Set down, exactly as written, the lines from the top of the data to the line that holds "const thresholdHi = [1.335, 0.94, 1.0, 0.74, 0.92];", and omit the pictures.

Data provided
::::

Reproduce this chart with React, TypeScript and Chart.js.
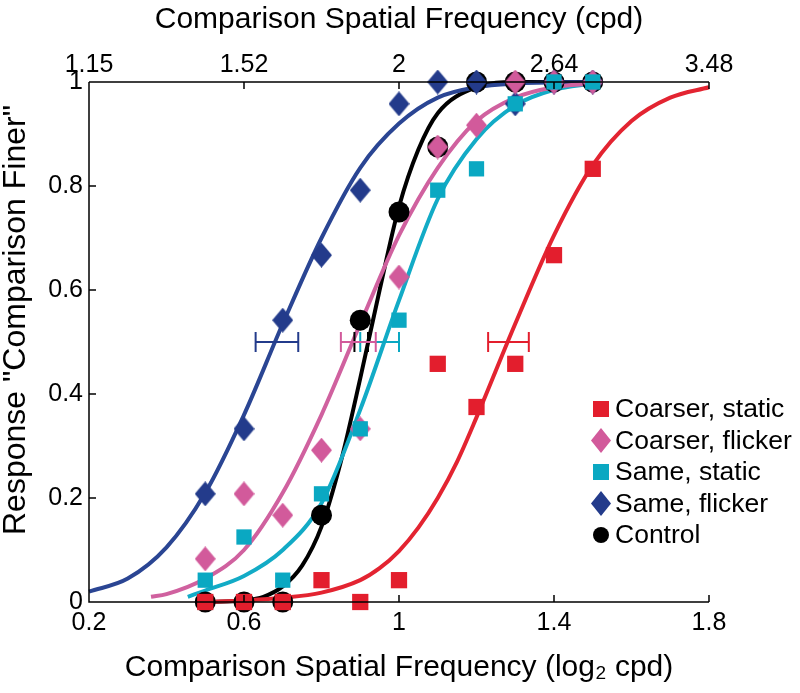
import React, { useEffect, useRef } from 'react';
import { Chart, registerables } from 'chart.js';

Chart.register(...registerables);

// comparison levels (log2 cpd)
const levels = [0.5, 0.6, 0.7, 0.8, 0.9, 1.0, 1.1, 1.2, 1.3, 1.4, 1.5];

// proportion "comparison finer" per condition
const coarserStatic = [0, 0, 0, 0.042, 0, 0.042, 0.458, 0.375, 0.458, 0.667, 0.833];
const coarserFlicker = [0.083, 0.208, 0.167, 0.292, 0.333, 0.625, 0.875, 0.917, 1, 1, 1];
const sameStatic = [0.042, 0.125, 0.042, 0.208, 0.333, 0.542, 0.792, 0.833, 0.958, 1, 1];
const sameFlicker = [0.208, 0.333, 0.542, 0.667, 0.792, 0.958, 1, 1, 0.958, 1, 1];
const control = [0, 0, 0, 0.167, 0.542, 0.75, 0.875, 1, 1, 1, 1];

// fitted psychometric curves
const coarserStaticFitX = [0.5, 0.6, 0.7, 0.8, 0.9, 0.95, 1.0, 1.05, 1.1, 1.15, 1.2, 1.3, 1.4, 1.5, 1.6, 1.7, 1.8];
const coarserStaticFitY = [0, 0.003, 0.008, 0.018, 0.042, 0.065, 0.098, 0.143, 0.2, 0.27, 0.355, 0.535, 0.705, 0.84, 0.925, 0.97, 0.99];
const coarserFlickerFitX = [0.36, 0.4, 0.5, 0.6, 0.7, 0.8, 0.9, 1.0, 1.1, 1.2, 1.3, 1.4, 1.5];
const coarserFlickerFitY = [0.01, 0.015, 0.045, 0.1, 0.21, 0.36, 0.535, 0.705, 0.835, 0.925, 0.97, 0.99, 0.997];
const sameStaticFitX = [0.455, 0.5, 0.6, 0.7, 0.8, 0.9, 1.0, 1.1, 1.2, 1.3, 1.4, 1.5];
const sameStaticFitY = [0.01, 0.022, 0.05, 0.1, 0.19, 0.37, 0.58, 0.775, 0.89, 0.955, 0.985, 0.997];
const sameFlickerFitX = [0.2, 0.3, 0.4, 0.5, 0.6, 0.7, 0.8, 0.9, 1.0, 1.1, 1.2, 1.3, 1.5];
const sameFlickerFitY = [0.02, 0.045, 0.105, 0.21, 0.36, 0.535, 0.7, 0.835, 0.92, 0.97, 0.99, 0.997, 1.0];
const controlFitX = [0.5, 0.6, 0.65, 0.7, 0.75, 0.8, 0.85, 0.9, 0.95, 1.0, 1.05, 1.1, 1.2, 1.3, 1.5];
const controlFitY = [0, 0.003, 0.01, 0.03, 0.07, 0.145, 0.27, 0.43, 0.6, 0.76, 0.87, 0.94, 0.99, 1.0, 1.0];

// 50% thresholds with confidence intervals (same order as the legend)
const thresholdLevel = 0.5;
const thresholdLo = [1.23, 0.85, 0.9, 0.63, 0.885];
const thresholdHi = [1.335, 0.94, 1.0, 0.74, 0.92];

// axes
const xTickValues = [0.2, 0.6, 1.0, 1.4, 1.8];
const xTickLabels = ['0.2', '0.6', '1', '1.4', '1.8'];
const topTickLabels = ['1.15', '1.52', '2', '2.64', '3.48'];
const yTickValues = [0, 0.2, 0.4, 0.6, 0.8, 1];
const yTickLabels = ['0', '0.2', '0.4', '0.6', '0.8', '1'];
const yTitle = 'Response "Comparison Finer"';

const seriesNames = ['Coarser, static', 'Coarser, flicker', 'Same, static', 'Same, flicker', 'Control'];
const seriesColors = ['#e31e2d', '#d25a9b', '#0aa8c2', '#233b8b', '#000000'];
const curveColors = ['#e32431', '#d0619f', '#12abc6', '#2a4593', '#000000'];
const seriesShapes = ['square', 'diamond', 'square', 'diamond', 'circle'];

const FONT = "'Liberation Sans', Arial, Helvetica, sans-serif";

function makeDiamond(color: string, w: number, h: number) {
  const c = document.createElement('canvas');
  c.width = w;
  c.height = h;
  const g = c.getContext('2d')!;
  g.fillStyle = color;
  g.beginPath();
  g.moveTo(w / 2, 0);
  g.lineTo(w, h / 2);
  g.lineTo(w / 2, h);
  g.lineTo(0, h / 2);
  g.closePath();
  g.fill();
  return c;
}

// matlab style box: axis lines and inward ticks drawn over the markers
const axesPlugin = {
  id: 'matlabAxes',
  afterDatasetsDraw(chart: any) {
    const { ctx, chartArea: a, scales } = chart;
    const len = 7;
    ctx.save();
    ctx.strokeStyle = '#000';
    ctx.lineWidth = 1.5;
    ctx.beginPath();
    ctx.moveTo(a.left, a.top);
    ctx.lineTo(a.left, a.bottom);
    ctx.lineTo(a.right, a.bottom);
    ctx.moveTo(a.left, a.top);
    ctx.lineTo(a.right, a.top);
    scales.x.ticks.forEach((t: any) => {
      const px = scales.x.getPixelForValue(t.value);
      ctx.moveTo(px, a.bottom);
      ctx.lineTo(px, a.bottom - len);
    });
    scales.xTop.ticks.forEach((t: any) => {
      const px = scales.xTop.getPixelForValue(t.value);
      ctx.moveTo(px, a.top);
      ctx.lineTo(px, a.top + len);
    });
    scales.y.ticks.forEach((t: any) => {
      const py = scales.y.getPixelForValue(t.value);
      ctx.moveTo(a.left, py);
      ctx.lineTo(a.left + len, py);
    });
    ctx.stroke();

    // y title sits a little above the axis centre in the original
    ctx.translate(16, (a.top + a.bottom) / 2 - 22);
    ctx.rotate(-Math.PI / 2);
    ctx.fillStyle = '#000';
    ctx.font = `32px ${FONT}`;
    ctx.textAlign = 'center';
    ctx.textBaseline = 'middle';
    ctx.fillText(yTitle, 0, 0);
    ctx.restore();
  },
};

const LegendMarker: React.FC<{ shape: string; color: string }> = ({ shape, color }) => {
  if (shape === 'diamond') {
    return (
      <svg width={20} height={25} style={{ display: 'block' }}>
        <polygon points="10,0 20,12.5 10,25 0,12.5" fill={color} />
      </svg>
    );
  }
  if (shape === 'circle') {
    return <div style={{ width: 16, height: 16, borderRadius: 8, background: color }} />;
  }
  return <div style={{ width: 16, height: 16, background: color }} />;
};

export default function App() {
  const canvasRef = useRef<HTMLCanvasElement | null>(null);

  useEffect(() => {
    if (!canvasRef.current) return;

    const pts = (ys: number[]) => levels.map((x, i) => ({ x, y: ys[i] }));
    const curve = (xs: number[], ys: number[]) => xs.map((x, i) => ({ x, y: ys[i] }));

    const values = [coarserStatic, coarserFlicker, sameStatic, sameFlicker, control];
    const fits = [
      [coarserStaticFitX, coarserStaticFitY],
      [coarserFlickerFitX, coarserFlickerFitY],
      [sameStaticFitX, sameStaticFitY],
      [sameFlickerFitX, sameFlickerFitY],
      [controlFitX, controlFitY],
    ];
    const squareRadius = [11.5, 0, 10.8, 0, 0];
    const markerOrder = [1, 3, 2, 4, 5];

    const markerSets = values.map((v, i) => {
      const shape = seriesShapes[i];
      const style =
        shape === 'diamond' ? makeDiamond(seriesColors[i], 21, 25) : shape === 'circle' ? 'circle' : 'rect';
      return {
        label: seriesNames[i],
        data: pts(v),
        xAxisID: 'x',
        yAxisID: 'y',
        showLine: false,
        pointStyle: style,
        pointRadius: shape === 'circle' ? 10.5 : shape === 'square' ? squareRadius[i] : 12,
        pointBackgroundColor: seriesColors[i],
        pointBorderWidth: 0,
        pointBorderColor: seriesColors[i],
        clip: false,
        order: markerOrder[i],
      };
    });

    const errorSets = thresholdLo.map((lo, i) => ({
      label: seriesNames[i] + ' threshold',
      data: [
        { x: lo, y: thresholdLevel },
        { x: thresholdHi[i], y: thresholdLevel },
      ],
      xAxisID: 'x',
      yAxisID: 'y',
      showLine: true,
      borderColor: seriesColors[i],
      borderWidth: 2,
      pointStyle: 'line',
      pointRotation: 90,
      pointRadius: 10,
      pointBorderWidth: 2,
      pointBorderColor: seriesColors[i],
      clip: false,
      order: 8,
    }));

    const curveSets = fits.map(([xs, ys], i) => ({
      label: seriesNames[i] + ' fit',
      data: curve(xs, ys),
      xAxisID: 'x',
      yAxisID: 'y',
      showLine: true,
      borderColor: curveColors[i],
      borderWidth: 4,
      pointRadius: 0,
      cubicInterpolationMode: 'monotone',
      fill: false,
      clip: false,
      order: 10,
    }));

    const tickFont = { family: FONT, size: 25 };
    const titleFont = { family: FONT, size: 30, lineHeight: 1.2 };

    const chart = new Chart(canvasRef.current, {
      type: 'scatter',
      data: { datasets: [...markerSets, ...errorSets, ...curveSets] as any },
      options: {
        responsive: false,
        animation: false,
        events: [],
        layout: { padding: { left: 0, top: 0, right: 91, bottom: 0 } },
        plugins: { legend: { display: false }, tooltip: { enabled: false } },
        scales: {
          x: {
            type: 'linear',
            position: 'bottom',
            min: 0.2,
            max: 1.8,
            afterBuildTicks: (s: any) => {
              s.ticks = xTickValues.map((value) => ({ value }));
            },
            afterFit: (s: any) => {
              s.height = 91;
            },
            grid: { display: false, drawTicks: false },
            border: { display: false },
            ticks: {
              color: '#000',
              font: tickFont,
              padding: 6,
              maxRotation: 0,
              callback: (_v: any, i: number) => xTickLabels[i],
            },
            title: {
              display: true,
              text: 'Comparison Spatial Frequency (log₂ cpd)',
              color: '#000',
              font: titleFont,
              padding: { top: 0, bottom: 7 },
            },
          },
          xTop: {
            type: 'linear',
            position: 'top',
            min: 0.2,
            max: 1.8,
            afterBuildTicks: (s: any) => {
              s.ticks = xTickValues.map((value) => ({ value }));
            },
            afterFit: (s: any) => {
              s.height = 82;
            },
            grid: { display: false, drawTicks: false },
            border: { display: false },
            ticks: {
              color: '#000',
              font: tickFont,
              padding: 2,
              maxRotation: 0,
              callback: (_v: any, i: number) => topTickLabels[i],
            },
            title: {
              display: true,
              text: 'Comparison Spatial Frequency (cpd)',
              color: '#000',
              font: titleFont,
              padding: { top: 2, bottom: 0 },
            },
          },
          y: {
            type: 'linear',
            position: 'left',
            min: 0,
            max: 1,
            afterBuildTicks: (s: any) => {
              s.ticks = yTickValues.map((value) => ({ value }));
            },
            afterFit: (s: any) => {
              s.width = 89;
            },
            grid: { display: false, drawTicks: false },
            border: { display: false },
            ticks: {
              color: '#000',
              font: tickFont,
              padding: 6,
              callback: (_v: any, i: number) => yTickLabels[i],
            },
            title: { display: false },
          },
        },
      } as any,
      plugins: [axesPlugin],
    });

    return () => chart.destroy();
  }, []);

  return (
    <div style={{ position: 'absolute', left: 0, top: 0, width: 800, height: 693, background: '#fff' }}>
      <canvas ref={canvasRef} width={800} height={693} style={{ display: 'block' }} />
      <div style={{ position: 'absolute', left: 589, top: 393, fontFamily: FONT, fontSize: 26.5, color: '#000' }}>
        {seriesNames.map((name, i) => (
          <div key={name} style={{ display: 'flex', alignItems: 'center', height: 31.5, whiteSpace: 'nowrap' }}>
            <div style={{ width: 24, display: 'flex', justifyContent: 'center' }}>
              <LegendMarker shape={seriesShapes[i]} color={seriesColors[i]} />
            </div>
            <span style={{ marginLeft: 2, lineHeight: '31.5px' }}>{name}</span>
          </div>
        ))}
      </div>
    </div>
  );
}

::::

Written reply
Reproduce this chart with React, TypeScript and Chart.js.
import React, { useEffect, useRef } from 'react';
import { Chart, registerables } from 'chart.js';

Chart.register(...registerables);

// comparison levels (log2 cpd)
const levels = [0.5, 0.6, 0.7, 0.8, 0.9, 1.0, 1.1, 1.2, 1.3, 1.4, 1.5];

// proportion "comparison finer" per condition
const coarserStatic = [0, 0, 0, 0.042, 0, 0.042, 0.458, 0.375, 0.458, 0.667, 0.833];
const coarserFlicker = [0.083, 0.208, 0.167, 0.292, 0.333, 0.625, 0.875, 0.917, 1, 1, 1];
const sameStatic = [0.042, 0.125, 0.042, 0.208, 0.333, 0.542, 0.792, 0.833, 0.958, 1, 1];
const sameFlicker = [0.208, 0.333, 0.542, 0.667, 0.792, 0.958, 1, 1, 0.958, 1, 1];
const control = [0, 0, 0, 0.167, 0.542, 0.75, 0.875, 1, 1, 1, 1];

// fitted psychometric curves
const coarserStaticFitX = [0.5, 0.6, 0.7, 0.8, 0.9, 0.95, 1.0, 1.05, 1.1, 1.15, 1.2, 1.3, 1.4, 1.5, 1.6, 1.7, 1.8];
const coarserStaticFitY = [0, 0.003, 0.008, 0.018, 0.042, 0.065, 0.098, 0.143, 0.2, 0.27, 0.355, 0.535, 0.705, 0.84, 0.925, 0.97, 0.99];
const coarserFlickerFitX = [0.36, 0.4, 0.5, 0.6, 0.7, 0.8, 0.9, 1.0, 1.1, 1.2, 1.3, 1.4, 1.5];
const coarserFlickerFitY = [0.01, 0.015, 0.045, 0.1, 0.21, 0.36, 0.535, 0.705, 0.835, 0.925, 0.97, 0.99, 0.997];
const sameStaticFitX = [0.455, 0.5, 0.6, 0.7, 0.8, 0.9, 1.0, 1.1, 1.2, 1.3, 1.4, 1.5];
const sameStaticFitY = [0.01, 0.022, 0.05, 0.1, 0.19, 0.37, 0.58, 0.775, 0.89, 0.955, 0.985, 0.997];
const sameFlickerFitX = [0.2, 0.3, 0.4, 0.5, 0.6, 0.7, 0.8, 0.9, 1.0, 1.1, 1.2, 1.3, 1.5];
const sameFlickerFitY = [0.02, 0.045, 0.105, 0.21, 0.36, 0.535, 0.7, 0.835, 0.92, 0.97, 0.99, 0.997, 1.0];
const controlFitX = [0.5, 0.6, 0.65, 0.7, 0.75, 0.8, 0.85, 0.9, 0.95, 1.0, 1.05, 1.1, 1.2, 1.3, 1.5];
const controlFitY = [0, 0.003, 0.01, 0.03, 0.07, 0.145, 0.27, 0.43, 0.6, 0.76, 0.87, 0.94, 0.99, 1.0, 1.0];

// 50% thresholds with confidence intervals (same order as the legend)
const thresholdLevel = 0.5;
const thresholdLo = [1.23, 0.85, 0.9, 0.63, 0.885];
const thresholdHi = [1.335, 0.94, 1.0, 0.74, 0.92];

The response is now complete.